L'instant éternel
Par le gardien le lundi 26 mars 2012, 00:00 - Gardimots - Lien permanent
Vous ne pouvez pas tirer l'image sur papier. Gardez-la dans l'intimité de votre mémoire, ce qui ne vous empêche pas, bien au contraire, de la retrouver à chaque fois qu'il vous en prend l'envie. De la regarder avec les yeux du sacrifice, de l'étudier, d'en faire une icône au hasard de vos silences.
Le flou n'est pas un problème. La couleur, elle, est plus difficile à maîtriser. Vous devez l'insérer dans votre projet, l'apprivoiser, jouer avec elle plutôt que chercher à la reproduire. Si votre esprit n'est pas aussi précis que votre rétine, sachez que c'est le lot commun.
La photographie, c'est l'instant dont on conserve la trace. Il suffit de convoquer la lumière au moment décisif et de la fixer dans la chambre noire. L'entreprise est délicate car elle suppose une bonne connaissance de sa propre incandescence. En revanche il n'y a pas besoin de savoir ranger les images, elles se classent toutes seules dans les replis du monde inconnu qui, au fond de nous, s'enchaîne au désir.
J'ai découvert par hasard ce principe que l'on peut qualifier de magique, et
qui consiste à photographier ses rêves. Je me suis endormi l'autre nuit en
pensant à mon sujet favori, le cirque, et en me disant que j'aimerais bien le
retrouver au cours de mon égarement quotidien dans les arcanes de la
nuit.
Et c'est ce qui s'est produit. J'ai eu, un court instant, le sentiment de
marcher sur de la sciure odorante, avec devant mes yeux un clown hirsute et
débraillé. J'ai immédiatement su que c'était mon double mais je n'ai pas osé
lui parler, j'avais trop de choses à lui dire. Au moment où j'allais enfin
m'adresser à lui, son corps se figea et ses mains firent des moulinets. Il
cherchait son nez et ne le trouvait pas. Soudain j'eus la sensation que la
boule rouge était sur mon visage et je me réveillai en tentant de
l'attraper.
C'est ainsi que j'ai découvert mon clown intérieur, celui qui sait prendre de
la distance avec la vie. Je le convoque aussi souvent que possible, la nuit ou
à l'état de veille selon les circonstances, notamment quand je suis triste. Il
me sourit et j'ai l'impression de comprendre ce qu'il ne dit pas.
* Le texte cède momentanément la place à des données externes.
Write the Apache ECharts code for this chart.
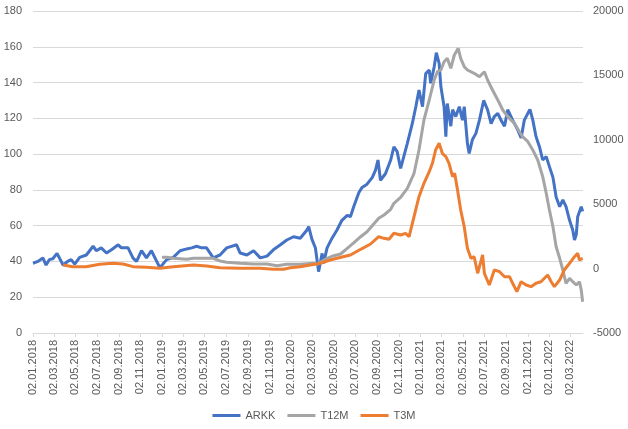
<!DOCTYPE html>
<html>
<head>
<meta charset="utf-8">
<script src="https://cdn.jsdelivr.net/npm/echarts@6/dist/echarts.min.js"></script>
<style>
  html, body { margin: 0; padding: 0; background: #fff; }
  #main { width: 628px; height: 429px; }
</style>
</head>
<body>
<div id="main"></div>
<script>
// ARKK kurs (venstre akse)
var arkk = [
  ['2018-01-02', 39], ['2018-01-16', 40], ['2018-01-30', 42], ['2018-02-08', 38], ['2018-02-17', 41],
  ['2018-02-27', 41.5], ['2018-03-11', 44.5], ['2018-03-28', 38], ['2018-04-10', 40], ['2018-04-20', 41],
  ['2018-04-30', 38.5], ['2018-05-14', 42.3], ['2018-06-02', 43.6], ['2018-06-21', 48.5], ['2018-06-30', 46],
  ['2018-07-14', 47.6], ['2018-07-29', 44.7], ['2018-08-12', 46.5], ['2018-08-31', 49.3], ['2018-09-09', 47.6],
  ['2018-09-28', 47.6], ['2018-10-12', 41.9], ['2018-10-22', 40], ['2018-11-05', 46], ['2018-11-19', 42],
  ['2018-12-03', 46], ['2018-12-18', 40], ['2018-12-27', 36.5], ['2019-01-15', 41], ['2019-02-03', 42.3],
  ['2019-02-22', 46], ['2019-03-13', 47], ['2019-03-27', 47.6], ['2019-04-10', 48.5], ['2019-04-24', 47.6],
  ['2019-05-08', 47.6], ['2019-05-27', 42], ['2019-06-15', 43.6], ['2019-07-04', 47.6], ['2019-08-01', 49.3],
  ['2019-08-11', 44.7], ['2019-08-30', 43.6], ['2019-09-18', 46], ['2019-10-07', 42], ['2019-10-26', 43],
  ['2019-11-13', 46.5], ['2019-12-03', 49.3], ['2019-12-21', 52], ['2020-01-09', 53.8], ['2020-01-28', 53],
  ['2020-02-16', 57.6], ['2020-02-21', 59.4], ['2020-03-01', 52.5], ['2020-03-11', 47.5], ['2020-03-20', 34.3],
  ['2020-03-30', 44.5], ['2020-04-03', 38.9], ['2020-04-13', 47.6], ['2020-04-27', 53], ['2020-05-11', 57.6],
  ['2020-05-25', 63], ['2020-06-09', 65.8], ['2020-06-18', 65], ['2020-06-28', 71], ['2020-07-12', 78.5],
  ['2020-07-21', 81.4], ['2020-08-04', 83.2], ['2020-08-19', 87], ['2020-08-28', 91], ['2020-09-04', 96.7],
  ['2020-09-11', 85.4], ['2020-09-25', 89], ['2020-10-10', 96.7], ['2020-10-19', 104], ['2020-10-28', 101.5],
  ['2020-11-07', 92], ['2020-11-16', 98.6], ['2020-11-26', 106], ['2020-12-10', 117], ['2020-12-20', 126.5],
  ['2020-12-29', 135.8], ['2021-01-08', 126.5], ['2021-01-17', 145], ['2021-01-27', 147], ['2021-01-31', 139.6],
  ['2021-02-10', 148.8], ['2021-02-16', 156.7], ['2021-02-24', 150.7], ['2021-03-01', 137.6], ['2021-03-10', 126.5],
  ['2021-03-15', 109.8], ['2021-03-19', 128.3], ['2021-03-29', 115.6], ['2021-04-03', 124.8], ['2021-04-12', 121],
  ['2021-04-22', 126.5], ['2021-05-01', 119], ['2021-05-06', 126.5], ['2021-05-15', 106], ['2021-05-20', 100.4],
  ['2021-05-29', 108], ['2021-06-08', 111.6], ['2021-06-18', 119], ['2021-06-30', 130], ['2021-07-11', 124.8],
  ['2021-07-21', 117], ['2021-07-30', 121], ['2021-08-09', 122.8], ['2021-08-18', 119], ['2021-08-28', 115.6],
  ['2021-09-06', 124.8], ['2021-09-20', 119], ['2021-10-04', 113.7], ['2021-10-14', 109], ['2021-10-23', 119],
  ['2021-11-02', 122.8], ['2021-11-08', 125], ['2021-11-16', 119], ['2021-11-25', 109.8], ['2021-12-05', 104],
  ['2021-12-14', 96.7], ['2021-12-24', 98.6], ['2022-01-02', 93], ['2022-01-12', 87], ['2022-01-21', 76],
  ['2022-01-31', 70.6], ['2022-02-09', 74.4], ['2022-02-18', 70.6], ['2022-02-28', 63], ['2022-03-09', 57.6],
  ['2022-03-14', 52], ['2022-03-19', 55], ['2022-03-23', 65], ['2022-04-02', 70.6], ['2022-04-06', 68]
];

// T12M (hoyre akse)
var t12m = [
  ['2019-01-02', 877], ['2019-01-15', 877], ['2019-02-03', 800], ['2019-03-13', 722], ['2019-04-01', 800],
  ['2019-05-08', 800], ['2019-05-27', 800], ['2019-06-15', 590], ['2019-07-04', 490], ['2019-08-11', 412],
  ['2019-09-18', 357], ['2019-10-26', 357], ['2019-11-23', 228], ['2019-12-21', 331], ['2020-01-28', 331],
  ['2020-03-06', 412], ['2020-03-15', 331], ['2020-04-13', 800], ['2020-05-02', 1002], ['2020-05-21', 1134],
  ['2020-06-09', 1576], ['2020-06-28', 2012], ['2020-07-17', 2477], ['2020-08-04', 2865], ['2020-08-23', 3463],
  ['2020-09-06', 3905], ['2020-09-21', 4161], ['2020-10-10', 4604], ['2020-10-19', 5070], ['2020-11-07', 5536],
  ['2020-11-26', 6235], ['2020-12-15', 7400], ['2020-12-29', 9208], ['2021-01-12', 11537], ['2021-01-27', 13090],
  ['2021-02-10', 14643], ['2021-02-19', 15288], ['2021-03-01', 15420], ['2021-03-10', 16065], ['2021-03-19', 16327],
  ['2021-03-29', 15550], ['2021-04-08', 16584], ['2021-04-19', 17105], ['2021-04-26', 16327], ['2021-05-06', 15676],
  ['2021-05-15', 15420], ['2021-06-03', 15163], ['2021-06-18', 14900], ['2021-07-02', 15288], ['2021-07-11', 14643],
  ['2021-07-25', 13866], ['2021-08-09', 13090], ['2021-08-23', 12314], ['2021-09-06', 11796], ['2021-09-25', 11278],
  ['2021-10-09', 10630], ['2021-10-18', 10242], ['2021-11-02', 9854], ['2021-11-16', 9208], ['2021-11-30', 8432],
  ['2021-12-14', 7138], ['2021-12-24', 5847], ['2022-01-02', 4550], ['2022-01-12', 3253], ['2022-01-21', 1700],
  ['2022-01-31', 800], ['2022-02-09', -109], ['2022-02-18', -1141], ['2022-02-28', -753], ['2022-03-09', -1017],
  ['2022-03-19', -1273], ['2022-03-28', -1017], ['2022-04-02', -1661], ['2022-04-06', -2570]
];

// T3M (hoyre akse)
var t3m = [
  ['2018-03-28', 279], ['2018-04-25', 150], ['2018-06-01', 150], ['2018-07-10', 331], ['2018-08-16', 412],
  ['2018-09-14', 357], ['2018-10-12', 150], ['2018-11-19', 98], ['2018-12-27', 21], ['2019-02-03', 150],
  ['2019-04-01', 279], ['2019-05-08', 201], ['2019-06-15', 72], ['2019-08-11', 21], ['2019-10-07', 21],
  ['2019-11-13', -54], ['2019-12-12', -54], ['2019-12-31', 72], ['2020-01-28', 150], ['2020-02-25', 279],
  ['2020-03-25', 412], ['2020-04-22', 668], ['2020-05-11', 800], ['2020-06-18', 1056], ['2020-07-17', 1498],
  ['2020-08-14', 1910], ['2020-09-06', 2477], ['2020-09-21', 2350], ['2020-10-05', 2273], ['2020-10-19', 2740],
  ['2020-11-07', 2609], ['2020-11-21', 2740], ['2020-12-01', 2477], ['2020-12-15', 4030], ['2020-12-29', 5583],
  ['2021-01-12', 6623], ['2021-01-27', 7524], ['2021-02-05', 8175], ['2021-02-14', 9208], ['2021-02-24', 9729],
  ['2021-03-05', 8952], ['2021-03-15', 8690], ['2021-03-24', 8175], ['2021-04-03', 7138], ['2021-04-09', 7400],
  ['2021-04-17', 6102], ['2021-04-26', 4550], ['2021-05-06', 3253], ['2021-05-15', 1576], ['2021-05-25', 800],
  ['2021-06-03', 924], ['2021-06-13', -365], ['2021-06-27', 1056], ['2021-07-02', -365], ['2021-07-16', -1273],
  ['2021-07-30', -109], ['2021-08-14', -240], ['2021-08-28', -629], ['2021-09-11', -629], ['2021-09-20', -1141],
  ['2021-10-02', -1791], ['2021-10-14', -1017], ['2021-10-28', -1273], ['2021-11-11', -1403], ['2021-11-25', -1141],
  ['2021-12-09', -1017], ['2021-12-28', -497], ['2022-01-07', -1017], ['2022-01-16', -1403], ['2022-01-31', -885],
  ['2022-02-13', -109], ['2022-02-28', 412], ['2022-03-14', 924], ['2022-03-23', 1188], ['2022-03-28', 668],
  ['2022-04-06', 800]
];

// datoetiketter, hver 2. maned
var tickDates = [
  '2018-01-02', '2018-03-02', '2018-05-02', '2018-07-02', '2018-09-02', '2018-11-02',
  '2019-01-02', '2019-03-02', '2019-05-02', '2019-07-02', '2019-09-02', '2019-11-02',
  '2020-01-02', '2020-03-02', '2020-05-02', '2020-07-02', '2020-09-02', '2020-11-02',
  '2021-01-02', '2021-03-02', '2021-05-02', '2021-07-02', '2021-09-02', '2021-11-02',
  '2022-01-02', '2022-03-02'
];

var txt = { color: '#595959', fontSize: 11, fontFamily: 'Liberation Sans' };

// dato-streng -> tidsstempel, slik at x-aksen kan vaere en vanlig verdiakse
function ts(d) {
  var p = d.split('-');
  return Date.UTC(+p[0], +p[1] - 1, +p[2]);
}
function pad(n) {
  return n < 10 ? '0' + n : '' + n;
}
function toPoints(arr) {
  return arr.map(function (r) { return [ts(r[0]), r[1]]; });
}
var tickValues = tickDates.map(ts);

var myChart = echarts.init(document.getElementById('main'));
myChart.setOption({
  animation: false,
  grid: { left: 33, right: 45, top: 11, bottom: 96, containLabel: false },
  legend: {
    left: 'center',
    top: 405,
    icon: 'rect',
    itemWidth: 28,
    itemHeight: 3,
    itemGap: 12,
    textStyle: txt,
    data: ['ARKK', 'T12M', 'T3M']
  },
  xAxis: {
    type: 'value',
    min: ts('2018-01-02'),
    max: ts('2022-04-07'),
    axisLine: { show: true, lineStyle: { color: '#D9D9D9' } },
    axisTick: { show: true, length: 4, lineStyle: { color: '#D9D9D9' }, customValues: tickValues },
    splitLine: { show: false },
    axisLabel: {
      rotate: 90,
      margin: 7,
      color: txt.color,
      fontSize: 11,
      fontFamily: txt.fontFamily,
      customValues: tickValues,
      formatter: function (val) {
        var d = new Date(val);
        return pad(d.getUTCDate()) + '.' + pad(d.getUTCMonth() + 1) + '.' + d.getUTCFullYear();
      }
    }
  },
  yAxis: [
    {
      type: 'value',
      min: 0,
      max: 180,
      interval: 20,
      axisLine: { show: false },
      axisTick: { show: false },
      splitLine: { lineStyle: { color: '#D9D9D9' } },
      axisLabel: { margin: 11, color: txt.color, fontSize: 11, fontFamily: txt.fontFamily }
    },
    {
      type: 'value',
      min: -5000,
      max: 20000,
      interval: 5000,
      axisLine: { show: false },
      axisTick: { show: false },
      splitLine: { show: false },
      axisLabel: {
        margin: 10, color: txt.color, fontSize: 11, fontFamily: txt.fontFamily,
        formatter: function (v) { return String(v); }
      }
    }
  ],
  series: [
    {
      name: 'ARKK', type: 'line', yAxisIndex: 0, data: toPoints(arkk),
      showSymbol: false, itemStyle: { color: '#4472C4' },
      lineStyle: { color: '#4472C4', width: 3 }
    },
    {
      name: 'T12M', type: 'line', yAxisIndex: 1, data: toPoints(t12m),
      showSymbol: false, itemStyle: { color: '#A5A5A5' },
      lineStyle: { color: '#A5A5A5', width: 3 }
    },
    {
      name: 'T3M', type: 'line', yAxisIndex: 1, data: toPoints(t3m),
      showSymbol: false, itemStyle: { color: '#ED7D31' },
      lineStyle: { color: '#ED7D31', width: 3 }
    }
  ]
});
</script>
</body>
</html>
La photo intérieure, c'est l'art d'être soi-même à chaque instant de
l'éternité.
Commentaires
J'ai lu Tisseron, et aussi Barthes. Ce serait effectivement bien de photographier ses rêves. Nous n'avons que les mots pour en rendre compte.
Je précise, pour le cas où quelqu'un ne le devinerait pas, que je n'ai pas fait le rêve ci-dessus. il appartient à la nouvelle.
J'aime beaucoup ce texte où sensations et odeur sont mêlées : la réalité de clown imaginée devenue rêve inventé. Le meilleur dompteur ne dressera jamais l'imagination!
Olala Garde! J´ai l´impression que, dans votre instant éternel, vous étiez un clown – mage.
Ça serait merveilleux si vous pouviez nous apprendre ce truc génial: “Savoir prendre de la distance avec la vie”.
Nous le convoquerions aussi souvent que possible. Notamment quand nous serions tristes ...
C'est une formule magnifique pour survivre dans ce bizarre monde.
Vivre et, en même temps, savoir prendre des distances avec la vie... Être présent-absent... Il suffit, pour cela, d'être poète et de croire en sa poésie, et aussi de recevoir en partage celle des autres.
Je comprends, c'est-à-dire, être ici et ailleurs en même temps. Ailleurs, à l´endroit qui nous permet de rêver la vie, notre propre, unique et séducteur instant éternel.
J'ai passé la plupart de mon enfance avec la phrase: “Navigare necesse est, vivere non necesse”. Peut-être par cette raison là, mon instant éternel devra toujours avoir un rapport avec la mer.
Oui, je trouve que c'est la même idée.